Key Concepts and Findings

1. Duality in Synchronization: The paper delineates a duality between the synchronization mechanisms of grid-forming and grid-following inverters. A grid-forming inverter employs frequency droop control to synchronize with the grid, akin to a synchronous generator. In contrast, a grid-following inverter utilizes a phase-locked loop (PLL) for grid synchronization. The duality theory posits that these synchronization methods are essentially duals, with frequency droop being equivalent to $i_d$-$\omega$ droop and the PLL corresponding to $v_q$-$\omega$ droop under certain conditions.
2. Grid-Interfacing Characteristics: The duality perspective recasts the traditional roles of these inverters into a current-following voltage-forming inverter for grid-forming inverters, and a voltage-following current-forming inverter for grid-following inverters. This reclassification offers a more precise understanding of their grid-interfacing characteristics.
3. Swing Characteristics: The paper introduces the concept of swing dynamics to describe the synchronization properties of both inverters. Grid-forming inverters exhibit current-angle or $P$-angle swing characteristics, whereas their dual, the grid-following inverters, show voltage-angle or $Q$-angle swing characteristics.
4. Stability Implications: The research provides insights into stability implications for both inverter types. It illustrates that both types are susceptible to instability under certain grid strengths due to interactions between the grid and synchronization controllers. Notably, grid-forming inverters can become unstable in strong grids with low impedance, while grid-following inverters are unstable in weak grids due to high grid impedance.
5. Transient Stability and Islanding Operation: The paper explores the implications of duality for transient stability. It is shown that just as two grid-forming inverters can synchronize with each other in island operation, two grid-following inverters can also synchronize when passive loads are involved, extending conventional perceptions of their operational capabilities. Moreover, duality also implies that both inverter types have swing characteristics driven by virtual inertia and damping, analogous to synchronous machines.

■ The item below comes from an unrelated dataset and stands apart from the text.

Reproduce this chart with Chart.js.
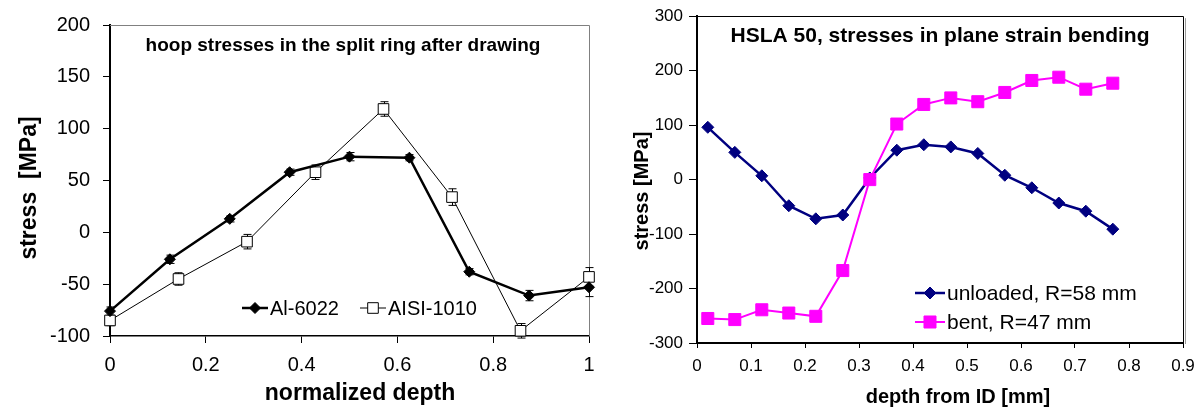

Practical and Theoretical Implications

The duality theory has significant implications for designing and operating power systems with high penetration of inverter-based resources (IBRs). By uncovering the symmetry in the operational principles of grid-forming and grid-following inverters, the theory can guide the development of more robust control strategies and enhance the stability of power systems. This unified approach can also shed light on the previously observed phenomena such as poor stability in certain configurations and provide a foundation for new inverter technologies and methodologies in smart grids.

Future Developments

Future research might explore applying this duality framework to more complex, multi-inverter systems, potentially leading to new interpretations of dynamic interactions in power systems. The theory could also inform the development of advanced grid codes and standards for IBR integration. Additionally, the exploration of this duality in other domains such as power quality and voltage stability could provide further insights and innovations.

In conclusion, the duality theory proposed in this paper establishes a coherent framework for understanding the intricate dynamics of grid-forming and grid-following inverters, paving the way for advancements in both theoretical analysis and practical applications in modern power systems.